The email requested assistance in responding to Ahern’s continued and extraordinary hammering of CCF.
And once again, the Twitterverse showed the length of the journey the philanthropic sector—and the perceived keepers of its knowledge—have to take before it comes close to realizing the equity so many people claimed it desired in the aftermath of the killing of George Floyd.
And despite the firestorm of racial animosity Ahern was kicking up around himself—and about which he was receiving messages asking him to stop—he remained undeterred in using CCF as a target in order to promote his own work including a webinar for the South Sound AFP, which he’s now referring to as a “megawebinar.”
But by then, the board of directors of the AFP South Sound chapter had heard enough and on March 19 issued a statement, which read in part,
Yesterday our board became aware of recent messaging from planned speaker, Tom Ahern, that we and our community members experienced as divisive, derogatory and hurtful. We heard and felt the negative impact these statements had on our community, especially those who face racism and white supremacy every day.
The statements made by Tom Ahern are his own and are not in alignment with our values. The previously scheduled program for March 26 has been canceled. Registrants will be issued a full refund. We are grateful for the honest feedback and dialogue from our global community.
Then on March 21, Bloomerang, a donor management software provider based in Indianapolis, Indiana, who listed Tom Ahern as its “Donor Communication Head Coach,” cut him loose, issuing the following statement:
Two days later, Ahern issued a statement saying “I’ve reread my AFP code of Ethical Principles. Among its values is this: “Treat all people with dignity and respect.” He apologized to “all of you who’ve given me your trust and hearts and minds over the years,” but makes no mention of those who haven’t given him their trust, hearts and minds.

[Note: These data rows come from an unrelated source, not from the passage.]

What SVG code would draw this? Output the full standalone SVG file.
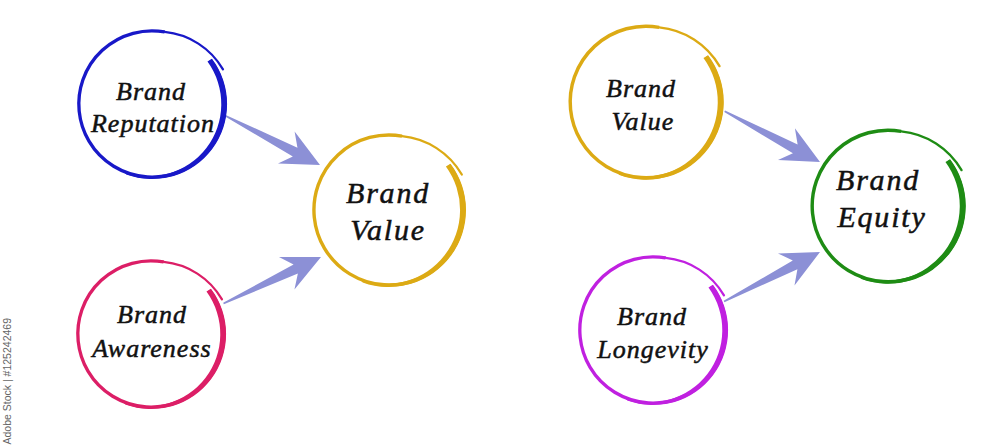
<svg xmlns="http://www.w3.org/2000/svg" xmlns:xlink="http://www.w3.org/1999/xlink" width="1000" height="447" viewBox="0 0 1000 447">
  <style>
    .lbl { font-family: "Liberation Serif", "Times New Roman", serif; font-style: italic; font-weight: normal; fill: #111; stroke: #111; stroke-width: 0.5px; text-anchor: middle; }
    .sm { font-size: 26px; letter-spacing: 1px; }
    .lg { font-size: 30px; letter-spacing: 1.8px; }
    .arrow { fill: #8c90d6; }
    .wm { font-family: "Liberation Sans", Arial, sans-serif; font-size: 10.5px; fill: #666; text-anchor: end; }
  </style>
  <defs>
    <g id="ring">
      <path d="M59.9,-45.1 A75,75 0 1 1 13.0,-73.9" fill="none" stroke="currentColor" stroke-width="3.4"/>
      <path d="M13.0,-73.9 A78,78 0 0 1 72.8,-35.5" fill="none" stroke="currentColor" stroke-width="2.3" stroke-linecap="round"/>
      <path d="M61.5,-46.3 A77,77 0 0 1 -26.3,72.4 L-29.5,69.1 A74,74 0 0 0 56.9,-43.5 Z" fill="currentColor" stroke="none"/>
    </g>
    <path id="arr" d="M0,0 L-38,-18 L-28,-5 L-108,-0.8 L-108,0.8 L-28,5 L-38,18 Z"/>
  </defs>
  <rect width="1000" height="447" fill="#ffffff"/>

  <g id="connectors" class="arrow">
    <use xlink:href="#arr" transform="translate(320,165) rotate(27.5)"/>
    <use xlink:href="#arr" transform="translate(321,257) rotate(-25.5)"/>
    <use xlink:href="#arr" transform="translate(820,162) rotate(28)"/>
    <use xlink:href="#arr" transform="translate(820,252) rotate(-27.3)"/>
  </g>

  <g id="brand-reputation">
    <use xlink:href="#ring" color="#1818c8" transform="translate(152,104) scale(0.975)"/>
    <text class="lbl sm" x="151" y="100">Brand</text>
    <text class="lbl sm" x="153" y="132">Reputation</text>
  </g>

  <g id="brand-awareness">
    <use xlink:href="#ring" color="#dc1e66" transform="translate(151,334) scale(0.975)"/>
    <text class="lbl sm" x="152" y="323">Brand</text>
    <text class="lbl sm" x="152" y="357">Awareness</text>
  </g>

  <g id="brand-value-left">
    <use xlink:href="#ring" color="#dcaa14" transform="translate(389,210)"/>
    <text class="lbl lg" x="388" y="203">Brand</text>
    <text class="lbl lg" x="388" y="240">Value</text>
  </g>

  <g id="brand-value-right">
    <use xlink:href="#ring" color="#dcaa14" transform="translate(646,102) scale(1.01)"/>
    <text class="lbl sm" x="641" y="97">Brand</text>
    <text class="lbl sm" x="643" y="130">Value</text>
  </g>

  <g id="brand-equity">
    <use xlink:href="#ring" color="#1e8c14" transform="translate(888,206) scale(1.01)"/>
    <text class="lbl lg" x="878" y="190">Brand</text>
    <text class="lbl lg" x="882" y="227">Equity</text>
  </g>

  <g id="brand-longevity">
    <use xlink:href="#ring" color="#c020e0" transform="translate(653,330) scale(0.975)"/>
    <text class="lbl sm" x="652" y="325">Brand</text>
    <text class="lbl sm" x="653" y="358">Longevity</text>
  </g>

  <text class="wm" transform="translate(11,318) rotate(-90)">Adobe Stock | #125242469</text>
</svg>
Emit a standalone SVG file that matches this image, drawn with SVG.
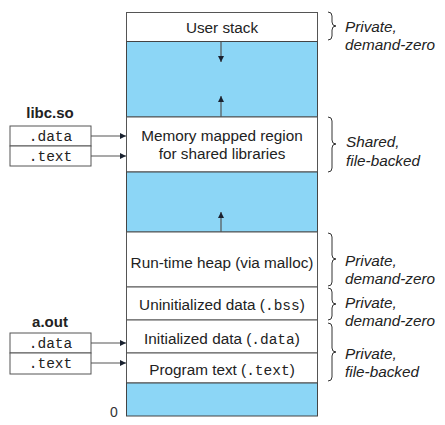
<svg xmlns="http://www.w3.org/2000/svg" width="445" height="425" viewBox="0 0 445 425">
<style>
.lbl{font-family:"Liberation Sans",Arial,sans-serif;font-size:15.3px;fill:#222;text-anchor:middle}
.mono{font-family:"Liberation Mono","Courier New",monospace;font-size:14.5px}
.side{font-family:"Liberation Sans",Arial,sans-serif;font-size:15.3px;font-style:italic;fill:#222}
.hdr{font-family:"Liberation Sans",Arial,sans-serif;font-size:15px;font-weight:bold;fill:#222;text-anchor:middle}
.blue{fill:#8cd6f6;stroke:#444;stroke-width:1}
.white{fill:#fff;stroke:#555;stroke-width:1}
.box{fill:#fff;stroke:#555;stroke-width:1}
.brace{fill:none;stroke:#333;stroke-width:1}
.conn{stroke:#555;stroke-width:1.2;fill:none}
</style>
<defs>
<marker id="ah" viewBox="0 0 10 10" refX="10" refY="5" markerWidth="6" markerHeight="6" orient="auto" markerUnits="userSpaceOnUse">
<path d="M0,0 L10,5 L0,10 z" fill="#1a2230"/>
</marker>
</defs>

<g id="memory-column">
<rect id="user-stack" class="white" x="126.5" y="12.5" width="191" height="29"/>
<rect id="gap-stack" class="blue" x="126.5" y="41.5" width="191" height="75.5"/>
<rect id="mmap" class="white" x="126.5" y="117" width="191" height="55"/>
<rect id="gap-heap" class="blue" x="126.5" y="172" width="191" height="60"/>
<rect id="heap" class="white" x="126.5" y="232" width="191" height="55"/>
<rect id="bss" class="white" x="126.5" y="287" width="191" height="33"/>
<rect id="data" class="white" x="126.5" y="320" width="191" height="33"/>
<rect id="text" class="white" x="126.5" y="353" width="191" height="30"/>
<rect id="bottom" class="blue" x="126.5" y="383" width="191" height="33"/>
<text class="lbl" x="222" y="33">User stack</text>
<text class="lbl" x="222" y="141">Memory mapped region</text>
<text class="lbl" x="222" y="159">for shared libraries</text>
<text class="lbl" x="222" y="268">Run-time heap (via malloc)</text>
<text class="lbl" x="222" y="310">Uninitialized data (<tspan class="mono">.bss</tspan>)</text>
<text class="lbl" x="222" y="344">Initialized data (<tspan class="mono">.data</tspan>)</text>
<text class="lbl" x="222" y="375">Program text (<tspan class="mono">.text</tspan>)</text>
<text x="110" y="417" style="font-family:'Liberation Sans',Arial,sans-serif;font-size:14px;fill:#333">0</text>
</g>

<g id="libc">
<text class="hdr" x="50" y="118">libc.so</text>
<rect class="box" x="10" y="126" width="81" height="20"/>
<rect class="box" x="10" y="146" width="81" height="20"/>
<text class="lbl mono" x="50.5" y="141">.data</text>
<text class="lbl mono" x="50.5" y="161">.text</text>
</g>

<g id="aout">
<text class="hdr" x="50" y="327">a.out</text>
<rect class="box" x="10" y="333" width="81" height="20"/>
<rect class="box" x="10" y="353" width="81" height="21"/>
<text class="lbl mono" x="50.5" y="348">.data</text>
<text class="lbl mono" x="50.5" y="368">.text</text>
</g>

<g id="connectors">
<line class="conn" x1="221" y1="42" x2="221" y2="62" marker-end="url(#ah)" stroke="#1a2230"/>
<line class="conn" x1="221" y1="117" x2="221" y2="96" marker-end="url(#ah)" stroke="#1a2230"/>
<line class="conn" x1="221" y1="232" x2="221" y2="212" marker-end="url(#ah)" stroke="#1a2230"/>
<line class="conn" x1="91" y1="136" x2="126" y2="136" marker-end="url(#ah)"/>
<line class="conn" x1="91" y1="156" x2="126" y2="156" marker-end="url(#ah)"/>
<line class="conn" x1="91" y1="343" x2="126" y2="343" marker-end="url(#ah)"/>
<line class="conn" x1="91" y1="363" x2="126" y2="363" marker-end="url(#ah)"/>
</g>

<g id="braces">
<path class="brace" d="M328,12 Q332,12 332,16 L332,22 Q332,26 336,26 Q332,26 332,30 L332,36 Q332,40 328,40"/>
<path class="brace" d="M328,117 Q332,117 332,121 L332,140 Q332,144 336,144 Q332,144 332,148 L332,168 Q332,172 328,172"/>
<path class="brace" d="M328,233 Q332,233 332,237 L332,255 Q332,259 336,259 Q332,259 332,263 L332,282 Q332,286 328,286"/>
<path class="brace" d="M328,288 Q332,288 332,292 L332,300 Q332,304 336,304 Q332,304 332,308 L332,316 Q332,320 328,320"/>
<path class="brace" d="M328,323 Q332,323 332,327 L332,348 Q332,352 336,352 Q332,352 332,356 L332,377 Q332,381 328,381"/>
</g>

<g id="labels">
<text class="side" x="345" y="32">Private,</text>
<text class="side" x="345" y="50">demand-zero</text>
<text class="side" x="346" y="147">Shared,</text>
<text class="side" x="346" y="166">file-backed</text>
<text class="side" x="345" y="266">Private,</text>
<text class="side" x="345" y="284">demand-zero</text>
<text class="side" x="345" y="308">Private,</text>
<text class="side" x="345" y="326">demand-zero</text>
<text class="side" x="345" y="359">Private,</text>
<text class="side" x="345" y="377">file-backed</text>
</g>
</svg>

It will be up to the APF Ethics Committee to determine if Tom Ahern should have checked the code prior to causing significant damage to people he only knew by their desire to develop a new fundraising model that was based on the needs of the community, especially communities of colour.
“Anyone may file a complaint alleging a violation of the AFP Code by an AFP member or a person holding an AFP-sanctioned credential, according to AFP. The complaint must be written on an AFP Complaint Form and signed by an individual.”
The guidelines don’t specify if the number of complaints received makes any difference to its decision making process. As of March 26, 2021, The Charity Report is only aware of Liz Clair’s complaint.
The time it takes to process a complaint can vary says AFP and includes factors such as the completeness of the documentation, “the promptness of responses to Ethics Committee communications by the complainant(s) and the person against whom the complaint is lodged, whether a hearing must be held.”
A complaint that does not require a hearing can take six months. If a hearing is required, the process can be up to a year.
The complaint against Tom Ahern puts a spotlight on the AFP Ethics Committee’s ability to be able to deal with professional misconduct based on issues of privilege and race. AFP has made it clear that conceptually it is fully behind inclusion, equity and diversity. But, with the real life examples now in front of it, it will be of great interest to observe how the organization, whose members represent the philanthropic sector, a sector increasingly viewed as being built on colonialism and white supremacy, handles the issue in practice.
It’s easy to imagine this could be the first of many complaints it receives about race-based behaviour, especially as people see it as a potential space to have professional misconduct around racism called on the carpet.